There's tradition, history and plenty of tears.

"Everything is tied back, 50-100 years," said Kris Maurer, class of 2018.

"It's not sadness. It's not. It's pride," said his mother Kristi Maurer, as she choked back tears.

This is just a small part of a once-in-a-lifetime opportunity.

"I don't know that I can put into words," she said.

As the sun stretches high, her son Kris Maurer, beams with pride.

"Very honorable," he said.

From Pennsylvania, he's one of the Naval Academy's midshipmen in the class of 2018.

"I know it's cliché, but the world is his oyster at this point. He has everything in front of him," said his father, Andy Maurer.

For mom and dad, handing their son over on I-Day couldn't be harder.

The same goes for every parent. Hugs never felt so short, and nerves were running high.

"Just not knowing is kind of the worst part," said Paige Monk, of Rhode Island.

Once inside, reality sets in.

Candidates go through 20 different stations, starting the transformation into a midshipman.

"Most of them are not ready for it. They think they might be, but I don't think anyone is," said Lt. Brian Gudknecht.

Shoulder length hair for women, buzz cuts for men topped off with their own set of gear and uniform.

"They look shell shocked. They look tired. They don't know what to expect," Lt. Gudknecht said.

The Navy received more than 17,000 applications for the class of 2018. Only 1,200 were accepted, including 300 women. That's 25 percent of the class - the largest number of women ever.

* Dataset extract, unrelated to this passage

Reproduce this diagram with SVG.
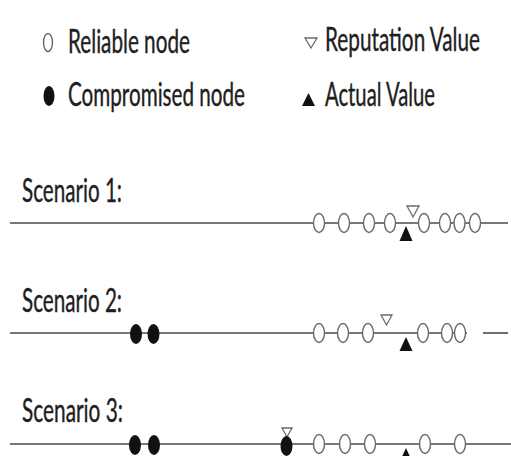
<svg xmlns="http://www.w3.org/2000/svg" width="511" height="456" viewBox="0 0 511 456">
<style>
.t{font-family:Lato,"Open Sans","Liberation Sans",sans-serif;font-size:32px;fill:#1e1e1e;stroke:#1e1e1e;stroke-width:0.4}
.r{fill:#fff;stroke:#6a6a6a;stroke-width:1.4}
.c{fill:#111;stroke:none}
.rv{fill:#fff;stroke:#6a6a6a;stroke-width:1.3}
.av{fill:#111}
.ln{stroke:#4a4a4a;stroke-width:1.6;fill:none}
</style>
<rect width="511" height="456" fill="#fff"/>
<g id="legend">
<ellipse class="r" cx="48" cy="42.5" rx="4.5" ry="9"/>
<text class="t" transform="translate(68,53) scale(0.72,1)" textLength="169.4" lengthAdjust="spacingAndGlyphs">Reliable node</text>
<polygon class="rv" points="305,38 317,38 311,48"/>
<text class="t" transform="translate(325,51) scale(0.72,1)" textLength="215.3" lengthAdjust="spacingAndGlyphs">Reputation Value</text>
<ellipse class="c" cx="49" cy="96" rx="5.5" ry="10"/>
<text class="t" transform="translate(68,106) scale(0.72,1)" textLength="245.8" lengthAdjust="spacingAndGlyphs">Compromised node</text>
<polygon class="av" points="308.5,93 315,106 302,106"/>
<text class="t" transform="translate(325,106) scale(0.72,1)" textLength="152.8" lengthAdjust="spacingAndGlyphs">Actual Value</text>
</g>
<g id="labels">
<text class="t" transform="translate(22,202) scale(0.72,1)" textLength="138.9" lengthAdjust="spacingAndGlyphs">Scenario 1:</text>
<text class="t" transform="translate(22,312) scale(0.72,1)" textLength="138.9" lengthAdjust="spacingAndGlyphs">Scenario 2:</text>
<text class="t" transform="translate(22,422) scale(0.72,1)" textLength="140.3" lengthAdjust="spacingAndGlyphs">Scenario 3:</text>
</g>
<g id="connectors">
<line class="ln" x1="10" y1="223" x2="508" y2="223"/>
<line class="ln" x1="10" y1="333" x2="467" y2="333"/>
<line class="ln" x1="483" y1="333" x2="508" y2="333"/>
<line class="ln" x1="10" y1="444" x2="511" y2="444"/>
</g>
<g id="scenario1">
<ellipse class="r" cx="319" cy="223" rx="5.5" ry="9.5"/>
<ellipse class="r" cx="344" cy="223" rx="5.5" ry="9.5"/>
<ellipse class="r" cx="369" cy="223" rx="5.5" ry="9.5"/>
<ellipse class="r" cx="390" cy="223" rx="5.5" ry="9.5"/>
<ellipse class="r" cx="424" cy="223" rx="5.5" ry="9.5"/>
<ellipse class="r" cx="445" cy="223" rx="5.5" ry="9.5"/>
<ellipse class="r" cx="459.5" cy="223" rx="5.5" ry="9.5"/>
<ellipse class="r" cx="475" cy="223" rx="5.5" ry="9.5"/>
<polygon class="rv" points="407,206 419,206 413,217"/>
<polygon class="av" points="406,226 412.5,241 399.5,241"/>
</g>
<g id="scenario2">
<ellipse class="c" cx="136" cy="334" rx="6" ry="10"/>
<ellipse class="c" cx="153.5" cy="334" rx="6" ry="10"/>
<ellipse class="r" cx="319" cy="333" rx="5.5" ry="9.5"/>
<ellipse class="r" cx="343" cy="333" rx="5.5" ry="9.5"/>
<ellipse class="r" cx="368" cy="333" rx="5.5" ry="9.5"/>
<ellipse class="r" cx="423" cy="333" rx="5.5" ry="9.5"/>
<ellipse class="r" cx="447" cy="333" rx="5.5" ry="9.5"/>
<ellipse class="r" cx="460" cy="333" rx="5.5" ry="9.5"/>
<polygon class="rv" points="381,315 392,315 386.5,325"/>
<polygon class="av" points="406,337 412.5,351 399.5,351"/>
</g>
<g id="scenario3">
<ellipse class="c" cx="135" cy="445" rx="6" ry="10"/>
<ellipse class="c" cx="154" cy="445" rx="6" ry="10"/>
<polygon class="rv" points="282,428 292,428 287,437"/>
<ellipse class="c" cx="286.5" cy="446" rx="6" ry="10"/>
<ellipse class="r" cx="319" cy="444" rx="5.5" ry="9.5"/>
<ellipse class="r" cx="345" cy="444" rx="5.5" ry="9.5"/>
<ellipse class="r" cx="370" cy="444" rx="5.5" ry="9.5"/>
<ellipse class="r" cx="425" cy="444" rx="5.5" ry="9.5"/>
<ellipse class="r" cx="460" cy="444" rx="5.5" ry="9.5"/>
<polygon class="av" points="406,448 412,461 400,461"/>
</g>
</svg>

"Women can do anything a man can do," Monk said. "I love when women are making a difference."

The final station consists of the oath of office signing, making their enrollment official before they head off to Bancroft Hall.

The real test of mental and physical toughness is just getting started, and the door for opportunity is wide open.

"Now the past is the past. This is your brand new future," said Kristi Maurer.

Plebes won't see their families again until the first week of August for Plebe Parents weekend.

"I-Day" ends Tuesday night when midshipmen take the oath of office in front of their family and friends.